• **WRITTEN TASK**: It is required that the lines from the top of the listing through the line with "from matplotlib.ticker import" be reproduced exactly, excluding pictures.

• **DATA SECTION**:
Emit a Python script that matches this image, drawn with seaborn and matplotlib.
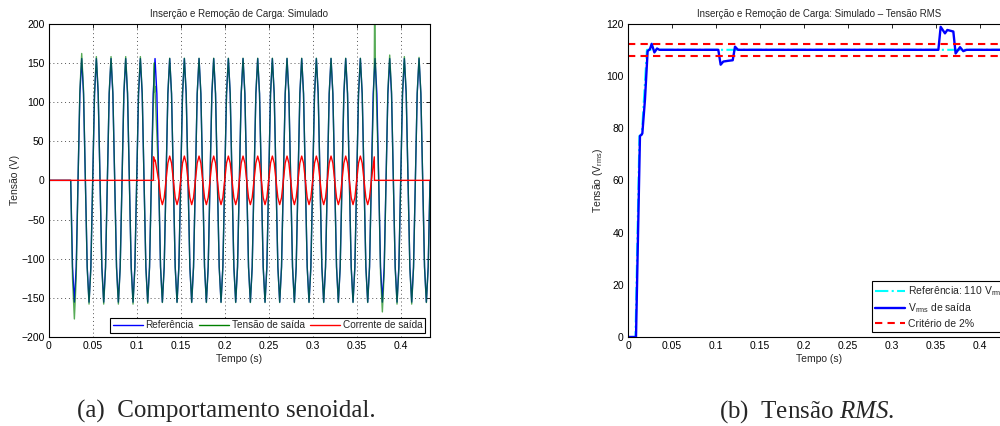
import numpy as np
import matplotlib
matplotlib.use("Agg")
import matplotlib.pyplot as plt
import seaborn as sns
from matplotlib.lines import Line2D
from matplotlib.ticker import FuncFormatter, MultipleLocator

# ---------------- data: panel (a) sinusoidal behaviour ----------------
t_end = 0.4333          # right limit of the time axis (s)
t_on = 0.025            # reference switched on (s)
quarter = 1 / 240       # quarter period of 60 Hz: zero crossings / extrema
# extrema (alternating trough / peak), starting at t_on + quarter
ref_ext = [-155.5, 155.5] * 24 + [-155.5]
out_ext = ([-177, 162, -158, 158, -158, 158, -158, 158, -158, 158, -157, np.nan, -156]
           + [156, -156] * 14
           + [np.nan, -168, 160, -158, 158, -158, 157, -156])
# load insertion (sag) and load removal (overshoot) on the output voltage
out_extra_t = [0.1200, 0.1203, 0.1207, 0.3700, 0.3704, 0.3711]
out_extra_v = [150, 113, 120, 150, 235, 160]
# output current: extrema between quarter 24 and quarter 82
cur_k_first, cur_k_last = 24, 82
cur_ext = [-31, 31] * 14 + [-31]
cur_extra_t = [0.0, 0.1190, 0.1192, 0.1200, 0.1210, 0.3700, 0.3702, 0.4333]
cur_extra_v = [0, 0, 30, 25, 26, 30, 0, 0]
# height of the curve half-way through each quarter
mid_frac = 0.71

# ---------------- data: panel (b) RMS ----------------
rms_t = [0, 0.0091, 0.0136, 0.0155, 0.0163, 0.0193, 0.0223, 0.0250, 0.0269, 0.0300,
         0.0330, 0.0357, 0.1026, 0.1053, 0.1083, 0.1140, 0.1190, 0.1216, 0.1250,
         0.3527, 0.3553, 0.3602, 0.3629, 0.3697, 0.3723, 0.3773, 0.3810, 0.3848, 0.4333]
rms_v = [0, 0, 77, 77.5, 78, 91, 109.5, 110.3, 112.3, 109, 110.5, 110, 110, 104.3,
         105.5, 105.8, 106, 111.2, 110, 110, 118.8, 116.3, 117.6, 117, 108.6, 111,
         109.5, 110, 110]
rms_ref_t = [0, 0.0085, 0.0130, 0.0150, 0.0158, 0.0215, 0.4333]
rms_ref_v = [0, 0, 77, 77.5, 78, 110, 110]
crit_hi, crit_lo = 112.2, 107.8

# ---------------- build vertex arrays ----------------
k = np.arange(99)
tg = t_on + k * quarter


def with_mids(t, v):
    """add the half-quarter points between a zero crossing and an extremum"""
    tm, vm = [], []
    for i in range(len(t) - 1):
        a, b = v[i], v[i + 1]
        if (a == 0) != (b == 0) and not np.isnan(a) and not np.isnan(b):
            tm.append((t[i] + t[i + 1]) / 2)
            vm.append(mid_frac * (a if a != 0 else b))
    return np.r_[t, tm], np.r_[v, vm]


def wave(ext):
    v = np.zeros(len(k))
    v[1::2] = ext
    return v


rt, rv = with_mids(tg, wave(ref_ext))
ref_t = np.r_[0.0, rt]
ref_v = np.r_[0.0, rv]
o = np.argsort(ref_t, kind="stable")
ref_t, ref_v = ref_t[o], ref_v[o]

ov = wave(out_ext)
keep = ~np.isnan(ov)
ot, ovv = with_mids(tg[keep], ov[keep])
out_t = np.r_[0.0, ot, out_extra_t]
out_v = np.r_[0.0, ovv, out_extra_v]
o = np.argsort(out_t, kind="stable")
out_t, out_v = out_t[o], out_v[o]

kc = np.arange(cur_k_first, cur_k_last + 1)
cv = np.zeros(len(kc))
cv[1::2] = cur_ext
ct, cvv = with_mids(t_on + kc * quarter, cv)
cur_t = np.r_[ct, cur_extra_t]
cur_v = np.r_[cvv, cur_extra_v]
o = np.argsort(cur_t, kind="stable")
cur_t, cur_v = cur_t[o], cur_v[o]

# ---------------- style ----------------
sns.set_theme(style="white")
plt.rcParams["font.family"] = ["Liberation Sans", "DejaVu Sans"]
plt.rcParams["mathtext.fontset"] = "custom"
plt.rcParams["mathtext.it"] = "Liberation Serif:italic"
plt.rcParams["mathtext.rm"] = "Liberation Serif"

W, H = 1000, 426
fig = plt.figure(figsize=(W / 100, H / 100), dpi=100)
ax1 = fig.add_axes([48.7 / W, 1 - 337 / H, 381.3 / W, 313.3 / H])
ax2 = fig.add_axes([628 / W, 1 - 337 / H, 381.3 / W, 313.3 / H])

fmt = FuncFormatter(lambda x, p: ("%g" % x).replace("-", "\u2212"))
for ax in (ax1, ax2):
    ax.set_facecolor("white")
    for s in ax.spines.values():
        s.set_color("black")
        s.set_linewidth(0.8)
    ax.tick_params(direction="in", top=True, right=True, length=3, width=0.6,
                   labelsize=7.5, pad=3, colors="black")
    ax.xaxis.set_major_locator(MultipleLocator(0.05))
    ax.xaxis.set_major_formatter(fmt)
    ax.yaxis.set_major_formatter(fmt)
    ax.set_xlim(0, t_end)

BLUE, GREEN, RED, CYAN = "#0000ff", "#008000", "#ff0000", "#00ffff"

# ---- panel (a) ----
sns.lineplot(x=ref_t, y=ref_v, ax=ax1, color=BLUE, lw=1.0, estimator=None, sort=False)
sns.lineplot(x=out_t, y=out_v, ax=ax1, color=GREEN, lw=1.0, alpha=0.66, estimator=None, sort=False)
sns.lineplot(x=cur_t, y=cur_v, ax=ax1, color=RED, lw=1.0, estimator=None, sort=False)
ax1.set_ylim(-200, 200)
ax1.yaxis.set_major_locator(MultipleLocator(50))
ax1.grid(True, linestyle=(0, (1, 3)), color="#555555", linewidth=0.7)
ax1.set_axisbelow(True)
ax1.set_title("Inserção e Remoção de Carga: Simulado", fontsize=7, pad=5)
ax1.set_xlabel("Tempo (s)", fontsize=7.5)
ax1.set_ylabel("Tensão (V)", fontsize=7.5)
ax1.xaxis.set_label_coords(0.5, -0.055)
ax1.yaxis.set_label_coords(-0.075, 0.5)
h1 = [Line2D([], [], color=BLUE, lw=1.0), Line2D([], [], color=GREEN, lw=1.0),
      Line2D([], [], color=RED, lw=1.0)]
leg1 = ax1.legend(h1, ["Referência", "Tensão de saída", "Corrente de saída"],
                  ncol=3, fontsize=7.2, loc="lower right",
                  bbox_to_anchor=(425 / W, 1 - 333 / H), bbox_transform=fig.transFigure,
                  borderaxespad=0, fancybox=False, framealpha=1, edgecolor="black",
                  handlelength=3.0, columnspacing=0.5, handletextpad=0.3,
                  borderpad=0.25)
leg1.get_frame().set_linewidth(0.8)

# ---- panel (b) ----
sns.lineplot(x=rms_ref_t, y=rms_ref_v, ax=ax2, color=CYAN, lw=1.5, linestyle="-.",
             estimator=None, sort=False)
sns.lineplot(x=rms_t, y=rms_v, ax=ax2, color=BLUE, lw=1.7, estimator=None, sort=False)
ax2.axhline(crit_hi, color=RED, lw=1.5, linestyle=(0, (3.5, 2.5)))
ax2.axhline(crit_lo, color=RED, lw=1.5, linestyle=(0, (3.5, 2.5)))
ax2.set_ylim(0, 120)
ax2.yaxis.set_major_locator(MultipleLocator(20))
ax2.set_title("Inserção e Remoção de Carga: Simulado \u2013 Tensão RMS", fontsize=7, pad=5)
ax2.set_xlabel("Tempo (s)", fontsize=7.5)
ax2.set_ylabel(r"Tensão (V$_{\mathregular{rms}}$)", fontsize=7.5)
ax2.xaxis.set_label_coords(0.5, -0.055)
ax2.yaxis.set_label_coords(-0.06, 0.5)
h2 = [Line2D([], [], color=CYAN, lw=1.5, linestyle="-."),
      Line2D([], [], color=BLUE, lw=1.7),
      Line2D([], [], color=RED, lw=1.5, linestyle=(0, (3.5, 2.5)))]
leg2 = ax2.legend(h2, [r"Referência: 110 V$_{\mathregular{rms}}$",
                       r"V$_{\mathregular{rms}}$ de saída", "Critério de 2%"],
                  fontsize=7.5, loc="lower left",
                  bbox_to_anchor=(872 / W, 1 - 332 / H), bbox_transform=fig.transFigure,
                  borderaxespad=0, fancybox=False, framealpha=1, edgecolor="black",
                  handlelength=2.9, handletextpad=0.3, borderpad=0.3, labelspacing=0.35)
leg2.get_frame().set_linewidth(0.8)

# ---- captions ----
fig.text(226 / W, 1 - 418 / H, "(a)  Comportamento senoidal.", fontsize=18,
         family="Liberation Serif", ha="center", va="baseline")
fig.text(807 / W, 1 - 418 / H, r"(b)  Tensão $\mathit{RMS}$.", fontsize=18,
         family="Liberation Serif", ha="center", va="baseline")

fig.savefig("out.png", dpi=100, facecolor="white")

• **RESULT FOR THIS TASK**:
Emit a Python script that matches this image, drawn with seaborn and matplotlib.
import numpy as np
import matplotlib
matplotlib.use("Agg")
import matplotlib.pyplot as plt
import seaborn as sns
from matplotlib.lines import Line2D
from matplotlib.ticker import FuncFormatter, MultipleLocator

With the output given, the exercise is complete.